たまたま休暇を取ったり、出張に出たりしたため、メールを読むタイミングを外し、同級生一同として花輪を捧げようという話にも乗ることができなかった。
ある者はクラス代表として葬儀に参列し、ある者は花輪の手配をする。こちらは一方的に旧友との絆を取り戻したような気になっていても、いざとなったら連絡もつかないでは、バーチャル関係もいいところだと打ちのめされている。
若いときには、自分の頭の上のハエを追うのに夢中で、旧友の消息を聞いても膜を一枚隔てているような感じがして、結局のところ現実感を伴っていなかったのではなかろうか。友人たちより若干遅れて自分も家庭を持ち、子供を育てるようになって、ようやく、一人ひとりの人生に共感を覚えるようになってきているのだと思う。
彼女がプレーをしているときのキビキビした身のこなしや、笑っている顔や、ショートヘアの髪型や全体の雰囲気を思い出す。葬儀には何もできず申し訳ないが、こちらが彼女のことを思えば、その人も天から笑顔を返してくれるような気がする。
| 2002年11月24日(日) |
鉄の斧です、ご褒美を |
何ヶ月か前に、札幌のスーパーで外国産牛肉を国産と偽って売ったことが判明したため、牛肉を買ったと申し出た人に無条件で返金するとアナウンスしたら、群衆が押し掛けて大混乱したというニュースがあった。牛肉の総売上げより返金の方が多くなってしまったというから笑い話だ。
こんなことを思い出したのは、先日、同僚二人と仕事に出掛けたとき、品川駅で会社員らしいお兄さんの後ろに並んでJRのカード「スイカ」に入金しようと思ったら、販売機からお札が出てくるという事件があったからだ。お兄さんに忘れ物ですと声をかけると、自分のものではないとおっしゃる。一瞬考えて、それでは半分こ、でも私が発見者だからちょっと多くね、などとセコい分配を申し出たら、要りませんとあっさり断られてしまった。シュン。
同僚たちは何でそんなに時間がかかるんだと遠くからいぶかしそうに眺めている。私が半分、君たちは半分の半分ずつね、などともみ手をする自分の姿も頭をよぎったが、日頃、企業の姿勢はどうあるべきかなどと論じている同僚に軽蔑されるのもナニなので、泣く泣く駅に届け出た。

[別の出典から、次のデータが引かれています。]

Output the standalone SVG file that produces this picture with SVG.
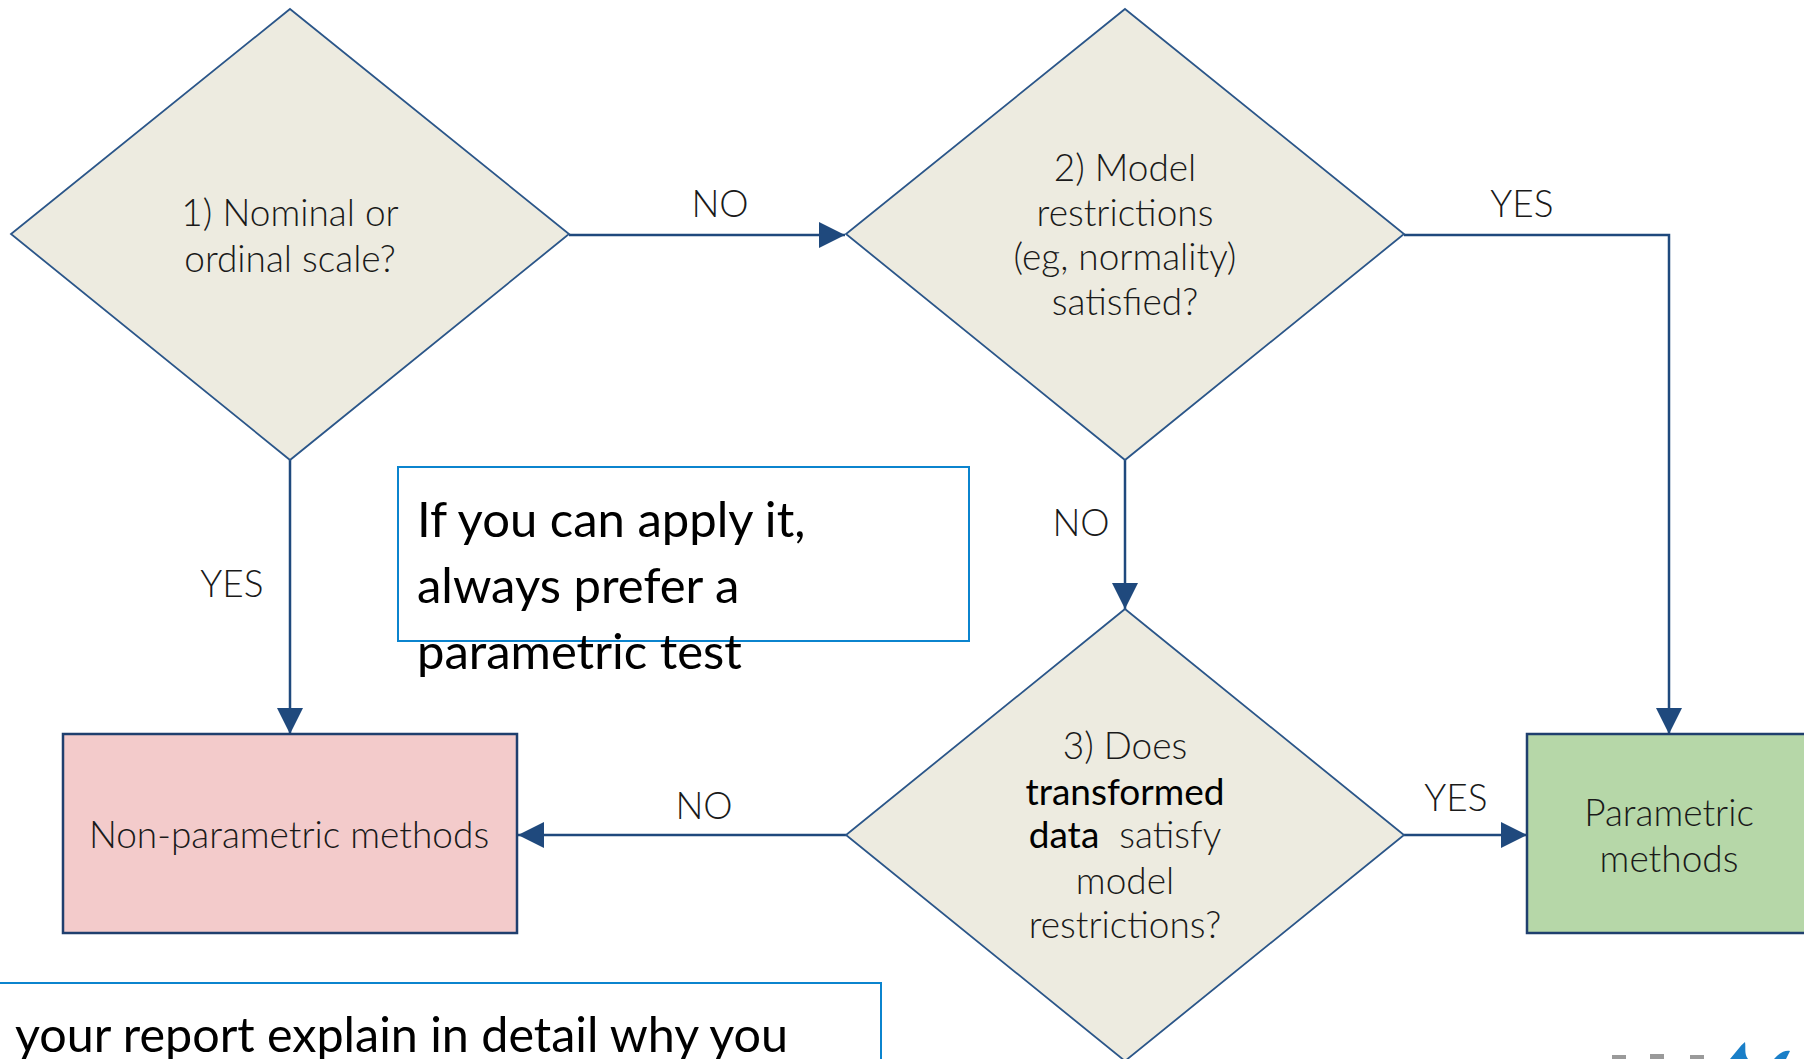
<svg xmlns="http://www.w3.org/2000/svg" width="1804" height="1059" viewBox="0 0 1804 1059">
<defs>
<style>
.dia{fill:#EDEBE0;stroke:#2B5689;stroke-width:1.8}
.box{stroke:#1F3F6E;stroke-width:2.5}
.note{fill:none;stroke:#0B84CE;stroke-width:2}
.lt{font-family:Lato,"Liberation Sans",sans-serif;font-weight:300;font-size:37px;fill:#1a1a1a;text-anchor:middle}
.bd{font-weight:400;fill:#000}
.nt{font-family:Lato,"Liberation Sans",sans-serif;font-weight:400;font-size:49px;fill:#000}
.con{fill:none;stroke:#1F497D;stroke-width:2.5}
</style>
<marker id="arr" viewBox="0 0 26 26" refX="26" refY="13" markerWidth="26" markerHeight="26" markerUnits="userSpaceOnUse" orient="auto">
<path d="M0,0 L26,13 L0,26 Z" fill="#1F497D"/>
</marker>
</defs>
<rect width="1804" height="1059" fill="#FFFFFF"/>

<g id="connectors">
<path class="con" d="M569,235 H845" marker-end="url(#arr)"/>
<path class="con" d="M1404,235 H1669 V734" marker-end="url(#arr)"/>
<path class="con" d="M1125,460 V609" marker-end="url(#arr)"/>
<path class="con" d="M290,460 V734" marker-end="url(#arr)"/>
<path class="con" d="M846,835 H518" marker-end="url(#arr)"/>
<path class="con" d="M1404,835 H1527" marker-end="url(#arr)"/>
<text class="lt" x="720" y="217">NO</text>
<text class="lt" x="1522" y="217">YES</text>
<text class="lt" x="1081" y="536">NO</text>
<text class="lt" x="232" y="597">YES</text>
<text class="lt" x="704" y="819">NO</text>
<text class="lt" x="1456" y="811">YES</text>
</g>

<g id="q1">
<polygon class="dia" points="290,9 569,234 290,460 11,234"/>
<text class="lt" x="290" y="226">1) Nominal or</text>
<text class="lt" x="290" y="272">ordinal scale?</text>
</g>

<g id="q2">
<polygon class="dia" points="1125,9 1404,234 1125,460 846,234"/>
<text class="lt" x="1125" y="181">2) Model</text>
<text class="lt" x="1125" y="226">restrictions</text>
<text class="lt" x="1125" y="270">(eg, normality)</text>
<text class="lt" x="1125" y="315">satisfied?</text>
</g>

<g id="q3">
<polygon class="dia" points="1125,609 1404,835 1125,1061 846,835"/>
<text class="lt" x="1125" y="759">3) Does</text>
<text class="lt bd" x="1125" y="805">transformed</text>
<text class="lt" x="1125" y="848" xml:space="preserve" style="white-space:pre"><tspan class="bd">data</tspan>  satisfy</text>
<text class="lt" x="1125" y="894">model</text>
<text class="lt" x="1125" y="938">restrictions?</text>
</g>

<g id="nonparametric">
<rect class="box" x="63" y="734" width="454" height="199" fill="#F3CBCB"/>
<text class="lt" x="289" y="848">Non-parametric methods</text>
</g>

<g id="parametric">
<rect class="box" x="1527" y="734" width="300" height="199" fill="#B6D7A8"/>
<text class="lt" x="1669" y="826">Parametric</text>
<text class="lt" x="1669" y="872">methods</text>
</g>

<g id="note1">
<rect class="note" x="398" y="467" width="571" height="174"/>
<text class="nt" x="417" y="537">If you can apply it,</text>
<text class="nt" x="417" y="603">always prefer a</text>
<text class="nt" x="417" y="669">parametric test</text>
</g>

<g id="note2">
<rect class="note" x="-4" y="983" width="885" height="100"/>
<text class="nt" x="15" y="1052" textLength="773" lengthAdjust="spacingAndGlyphs">your report explain in detail why you</text>
</g>

<g id="logo">
<rect x="1612" y="1055" width="14" height="5" fill="#9A9A9A"/>
<rect x="1650" y="1054" width="14" height="6" fill="#9A9A9A"/>
<rect x="1690" y="1055" width="14" height="5" fill="#9A9A9A"/>
<path d="M1730,1059 C1736,1052 1740,1046 1745,1042 C1746,1048 1744,1054 1748,1059 Z" fill="#1A7FC8"/>
<path d="M1774,1059 C1779,1053 1785,1050 1790,1051 L1786,1059 Z" fill="#1A7FC8"/>
</g>
</svg>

こちらも社会に出てから幾星霜、あのお札が正当な所有者に戻るとは万に一つも思えない。後ろ髪を引かれながら会社に戻ることになった。
もし、その気になった人がいたら、日時、販売機の特定は当然のこととして、紙幣の券種、枚数、折り目の数などを正しく申告すれば貰えるのではなかろうか。さて、その情報を半額で提供・・・ウウッ、どこまでセコいんだこの私は。
しかし、あのお札がお釣りとして出てきたのだとすると、取り忘れた正当な所有者は現物を見ていないだろうから紙幣の特徴を説明することもできない。品川駅の駅員さんは、日時、場所、金額だけの申告で返金するのだろうか。
ちなみに、札幌の騒ぎの件で最も罪作りなのは某スーパーだ。平身低頭、一見、もっともらしい善良さをまとったように見えるが、人様の良心を試したりしてはいけない。人の心はかくも弱いのだ。ましてや相手はお客様なのだから。
ところで女神様、色々葛藤はありましたが結局届け出たのですから、何かいいことの一つくらいはないものでしょうか。
来週以降、私の身に起こる、どんな小さな幸運も見逃さないこととしよう。